Cobblestone owner eyes options

Monday, December 2, 2002

Harbor House may be an upscale eatery once again

Ideas of purchasing the former Cobblestone Inn and Harbor House sites for public park uses may have to compete with private development concepts, according to the owner of the two vacant lakefront landmarks.

The Cobblestone Inn, a historic ballroom at Lakeside, has been proposed as a lodge within a state park project being considered by local leaders and the Department of Natural Resources. The Storm Lake city government has proposed to buy the Harbor House site next to the municipal golf course to add to the city park system.

Dr. Wendell Petty, a former Storm Laker now living in Colorado, doesn't foresee either of those ideas being realized, but said that recent interest in both sites from private developers is more encouraging.

"I think the idea of the Cobblestone as a state park lodge is an interesting one, but I don't think it will ever happen. It would be a huge job, and I don't see the state government taking it on," Petty told the Pilot-Tribune.

He said that he has been contacted by several people interested in reopening the Cobblestone, most of them hoping to open it again as a ballroom.

"I have heard conversations with people wanting it to put in apartments or condos there, but I'd have to wait and see before getting into that. I would still prefer to see it preserved as what it was. The Cobblestone still has appeal as a historical asset and could be a huge recreational site for the whole area," Petty said.

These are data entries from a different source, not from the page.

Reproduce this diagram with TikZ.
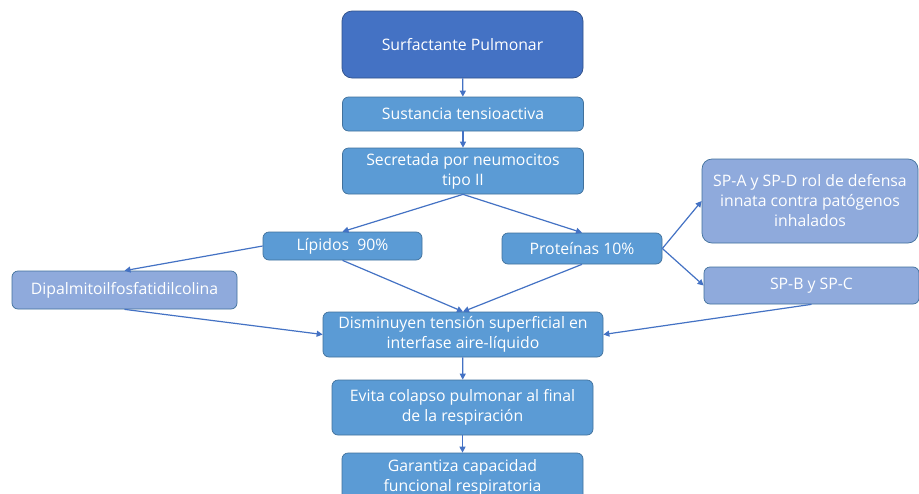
\documentclass[tikz,border=0pt]{standalone}
\usepackage{fontspec}
\setmainfont{Open Sans}
\usetikzlibrary{arrows.meta}
\definecolor{surfdark}{HTML}{4472C4}
\definecolor{surfmid}{HTML}{5B9BD5}
\definecolor{surflight}{HTML}{8FAADC}
\definecolor{surfline}{HTML}{41719C}
\begin{document}
\begin{tikzpicture}[x=1pt, y=-1pt, font=\fontsize{15.8}{20}\selectfont,
  box/.style={draw=surfline, line width=0.7pt, fill=surfmid, text=white, rounded corners=6pt,
              inner sep=0pt, align=center},
  arrow/.style={-{Triangle[length=6pt, width=6pt]}, surfdark, line width=1.2pt}]
  \clip (0,0) rectangle (919,493);
  \fill[white] (0,0) rectangle (919,493);

  \node[box, fill=surfdark, draw=surfdark!70!black, rounded corners=10pt,
        minimum width=241pt, minimum height=67pt] (surf) at (462.5,44.5) {Surfactante Pulmonar};
  \node[box, minimum width=241pt, minimum height=34pt] (sust) at (463,114) {Sustancia tensioactiva};
  \node[box, minimum width=241pt, minimum height=46pt] (secr) at (463,171) {Secretada por neumocitos\\tipo II};
  \node[box, minimum width=159pt, minimum height=28pt] (lip) at (342.5,246) {Lípidos\ \ 90\%};
  \node[box, minimum width=160pt, minimum height=31pt] (prot) at (582,248.5) {Proteínas 10\%};
  \node[box, fill=surflight, minimum width=225pt, minimum height=38pt] (dipal) at (124.5,290) {Dipalmitoilfosfatidilcolina};
  \node[box, fill=surflight, rounded corners=10pt, minimum width=216pt, minimum height=84pt]
    (spad) at (810,201) {SP-A y SP-D rol de defensa\\innata contra patógenos\\inhalados};
  \node[box, fill=surflight, minimum width=215pt, minimum height=37pt] (spbc) at (811.5,285.5) {SP-B y SP-C};
  \node[box, minimum width=280pt, minimum height=45pt] (dism) at (463,334.5) {Disminuyen tensión superficial en\\interfase aire-líquido};
  \node[box, minimum width=261pt, minimum height=55pt] (evita) at (462.5,407.5) {Evita colapso pulmonar al final\\de la respiración};
  \node[box, minimum width=241pt, minimum height=48pt] (garant) at (462.5,477) {Garantiza capacidad\\funcional respiratoria};

  % vertical chain
  \draw[arrow] (surf) -- (sust);
  \draw[arrow] (sust) -- (secr);
  \draw[arrow] (secr.south) -- (lip.north);
  \draw[arrow] (secr.south) -- (prot.north);
  \draw[arrow] (lip.west) -- (dipal.north);
  \draw[arrow] (prot.east) -- (spad.west);
  \draw[arrow] (prot.east) -- (spbc.west);
  \draw[arrow] (lip.south) -- (dism.north);
  \draw[arrow] (prot.south) -- (dism.north);
  \draw[arrow] (dipal.south) -- (dism.west);
  \draw[arrow] (spbc.south) -- (dism.east);
  \draw[arrow] (dism) -- (evita);
  \draw[arrow] (evita) -- (garant);
\end{tikzpicture}
\end{document}
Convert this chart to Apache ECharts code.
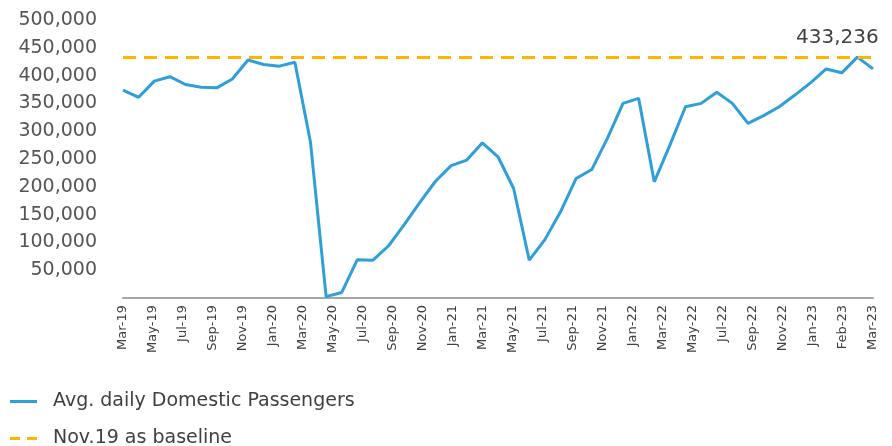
<!DOCTYPE html>
<html>
<head>
<meta charset="utf-8">
<script src="https://cdn.jsdelivr.net/npm/echarts@6/dist/echarts.min.js"></script>
<style>
  html, body { margin: 0; padding: 0; background: #fff; }
  #chart { width: 892px; height: 446px; }
</style>
</head>
<body>
<div id="chart"></div>
<script>
// one point per month, Mar-19 .. Mar-23
var months = ['Mar-19','Apr-19','May-19','Jun-19','Jul-19','Aug-19','Sep-19','Oct-19','Nov-19','Dec-19',
  'Jan-20','Feb-20','Mar-20','Apr-20','May-20','Jun-20','Jul-20','Aug-20','Sep-20','Oct-20','Nov-20','Dec-20',
  'Jan-21','Feb-21','Mar-21','Apr-21','May-21','Jun-21','Jul-21','Aug-21','Sep-21','Oct-21','Nov-21','Dec-21',
  'Jan-22','Feb-22','Mar-22','Apr-22','May-22','Jun-22','Jul-22','Aug-22','Sep-22','Oct-22','Nov-22','Dec-22',
  'Jan-23','Feb-23','Mar-23'];
var passengers = [374000, 361000, 390000, 398000, 384000, 379000, 378000, 394000, 428000, 420000,
  417000, 424000, 280000, 2500, 10000, 69000, 68000, 94000, 132000, 172000, 210000, 238000,
  248000, 279000, 254000, 197000, 68000, 105000, 155000, 215000, 231000, 287000, 350000, 359000,
  209000, 275000, 344000, 350000, 370000, 350000, 314000, 328000, 344000, 365000, 387000, 412000,
  405000, 433236, 412000];
// labels printed under the axis (as in the source chart)
var tickLabels = ['Mar-19','May-19','Jul-19','Sep-19','Nov-19','Jan-20','Mar-20','May-20','Jul-20',
  'Sep-20','Nov-20','Jan-21','Mar-21','May-21','Jul-21','Sep-21','Nov-21','Jan-22','Mar-22',
  'May-22','Jul-22','Sep-22','Nov-22','Jan-23','Feb-23','Mar-23'];
var baseline = 433236;

var FONT = 'DejaVu Sans';
var BLUE = '#2e9fd9';
var ORANGE = '#ffb400';
var fmt = function (v) { return Number(v).toLocaleString('en-US'); };

var myChart = echarts.init(document.getElementById('chart'));
var option = {
  animation: false,
  grid: { left: 123, right: 19, top: 20, bottom: 148, outerBoundsMode: 'none' },
  legend: {
    orient: 'vertical', left: 10, top: 392, height: 80, padding: 0,
    itemWidth: 27, itemHeight: 3, itemGap: 18,
    textStyle: { fontFamily: FONT, fontSize: 19, color: '#404040', padding: [0, 0, 0, 11] },
    data: [
      { name: 'Avg. daily Domestic Passengers', icon: 'path://M0,0h27v3h-27z' },
      { name: 'Nov.19 as baseline', icon: 'path://M0,0h10v3h-10z M17,0h10v3h-10z' }
    ]
  },
  xAxis: [{
    // visible axis: line + printed labels
    type: 'category', data: tickLabels, boundaryGap: false,
    axisLine: { lineStyle: { color: '#a6a6a6', width: 2 } },
    axisTick: { show: false },
    axisLabel: { rotate: 90, interval: 0, margin: 7, fontFamily: FONT, fontSize: 13, color: '#404040' },
    splitLine: { show: false }
  }, {
    // monthly axis used by the data
    type: 'category', data: months, boundaryGap: false, show: false
  }],
  yAxis: {
    type: 'value', min: 0, max: 500000, interval: 50000,
    axisLine: { show: false }, axisTick: { show: false }, splitLine: { show: false },
    axisLabel: {
      margin: 26, fontFamily: FONT, fontSize: 19, color: '#555555',
      formatter: function (v) { return v === 0 ? '' : fmt(v); }
    }
  },
  series: [{
    name: 'Avg. daily Domestic Passengers',
    type: 'line', xAxisIndex: 1, data: passengers,
    symbol: 'none',
    lineStyle: { color: BLUE, width: 3 },
    itemStyle: { color: BLUE },
    markPoint: {
      silent: true, symbol: 'circle', symbolSize: 0,
      label: {
        show: true, position: 'top', offset: [-20, -4],
        formatter: function (p) { return fmt(p.value); },
        fontFamily: FONT, fontSize: 20, color: '#404040'
      },
      data: [{ type: 'max' }]
    },
    z: 3
  }, {
    name: 'Nov.19 as baseline',
    type: 'line', xAxisIndex: 1, data: [],
    symbol: 'none',
    lineStyle: { color: ORANGE, width: 3, type: [10, 7] },
    itemStyle: { color: ORANGE },
    markLine: {
      silent: true, symbol: ['none', 'none'],
      label: { show: false },
      lineStyle: { color: ORANGE, width: 3, type: [13, 8] },
      data: [{ yAxis: baseline }]
    },
    z: 2
  }]
};
myChart.setOption(option);
</script>
</body>
</html>
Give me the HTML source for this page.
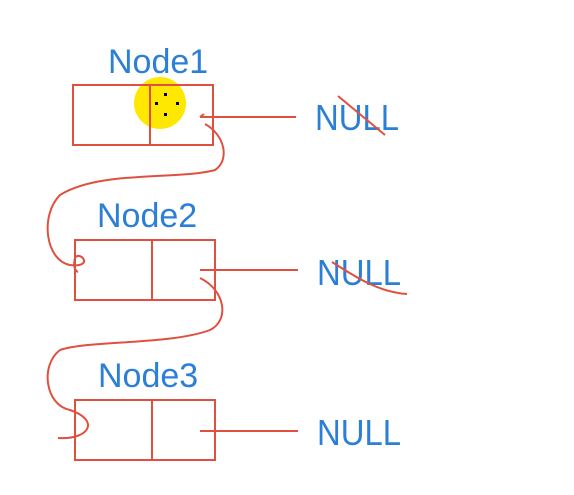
<!DOCTYPE html>
<html><head><style>
body{margin:0;width:574px;height:495px;background:#fff;overflow:hidden}
svg{position:absolute;left:0;top:0}
</style></head><body>
<svg width="574" height="495" xmlns="http://www.w3.org/2000/svg">
<g font-family="Liberation Sans, sans-serif" fill="#2b7fd6" font-size="34">
<text x="108" y="73">Node1</text>
<text x="97" y="227">Node2</text>
<text x="98" y="387">Node3</text>
<text x="315" y="130" font-size="36" textLength="84" lengthAdjust="spacingAndGlyphs">NULL</text>
<text x="317" y="285" font-size="36" textLength="84" lengthAdjust="spacingAndGlyphs">NULL</text>
<text x="317" y="445" font-size="36" textLength="84" lengthAdjust="spacingAndGlyphs">NULL</text>
</g>
<circle cx="160" cy="103" r="26" fill="#ffe800"/>
<g fill="#000"><rect x="164" y="93" width="3" height="3"/><rect x="155" y="102" width="3" height="3"/><rect x="176" y="102" width="3" height="3"/><rect x="164" y="113" width="3" height="3"/></g>
<g fill="none" stroke="#e05040" stroke-width="2">
<rect x="73" y="85" width="140" height="60"/><line x1="150" y1="85" x2="150" y2="145"/>
<rect x="75" y="240" width="140" height="60"/><line x1="152" y1="240" x2="152" y2="300"/>
<rect x="75" y="400" width="140" height="60"/><line x1="152" y1="400" x2="152" y2="460"/>
<path d="M296 117 H200 M200 117 l4 -3"/>
<path d="M298 270 H200"/>
<path d="M298 431 H200"/>
<path d="M338 96 L385 135"/>
<path d="M332 262 C360 280 380 292 407 294"/>
<path d="M205 124 C225 135 230 160 215 170 C180 180 100 170 60 195 C40 215 45 260 70 265 C95 268 80 250 75 258 C72 270 78 272 78 272"/>
<path d="M200 278 C225 290 230 320 210 330 C170 345 90 340 60 350 C40 365 45 405 70 410 C100 420 90 440 58 438"/>
</g>
</svg>
</body></html>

Neither local or state officials have contacted him about the state park concept, he said. "If it were possible, I think the Cobblestone as a lodge could be a real good plan. I just wonder if it will be possible to do something so large."

While the city has made an offer on the Harbor House site, most recently home to a church, Petty said there are no negotiations going on. He called the city's offer "ridiculous" and said there was no point in responding to such a figure.

"There are offers, and then there are offers," he said.

City officials have been trying to buy the site for a year, hoping to add in into the "green space" parks system, with or without the unusual nautical-styled building. They have expressed a willingness to negotiate with Petty, but say he is not responding to their overtures. Petty responded that the city has tried to tell him the site is zoned only for agricultural uses. "The problem with the city is that they really don't want to spend the money. Their offer is inconsequential and they know it is. It's really hard to believe they are very interested based on that."

Meanwhile, Petty said he has talked with others about developing the site.

"There is a lot of interest. It is a beautiful location and always will be. Most of the people who have spoken to me about the Harbor House are thinking along the lines of an upscale restaurant, and I do think Storm Lake needs that. I think there is more than one person who would make an offer right now if we decide to go that way. It could be a lot of things though, and there have been some suggestions for community uses - one of them as a Santa Claus workshop," Petty said.

Locals had once seen Petty's desire to sell the two buildings as a stumbling block to potential developments. He said this week that he is no longer necessarily looking to sell them together. "That was just one idea, some time ago," he said.

Petty said his first wish would be seeing his two sites turned into something positive for the public in a community he still views as home. "I think Storm Lake should be coming of age. With the university and all of the other things going for it, there should be openings for really nice uses of these two buildings in very important locations," he said. "Wouldn't it be something to see them both get going again? All we need is someone with the time and energy," he said.

Until that happens, Petty said he will now concentrate on gathering interviews, photos and other materials to document the history of the area, especially the Cobblestone. "I think it's important to preserve the memories while we still can. I'd like to preserve all aspects of the history of the Cobblestone so that it will be available if something can happen there in the future."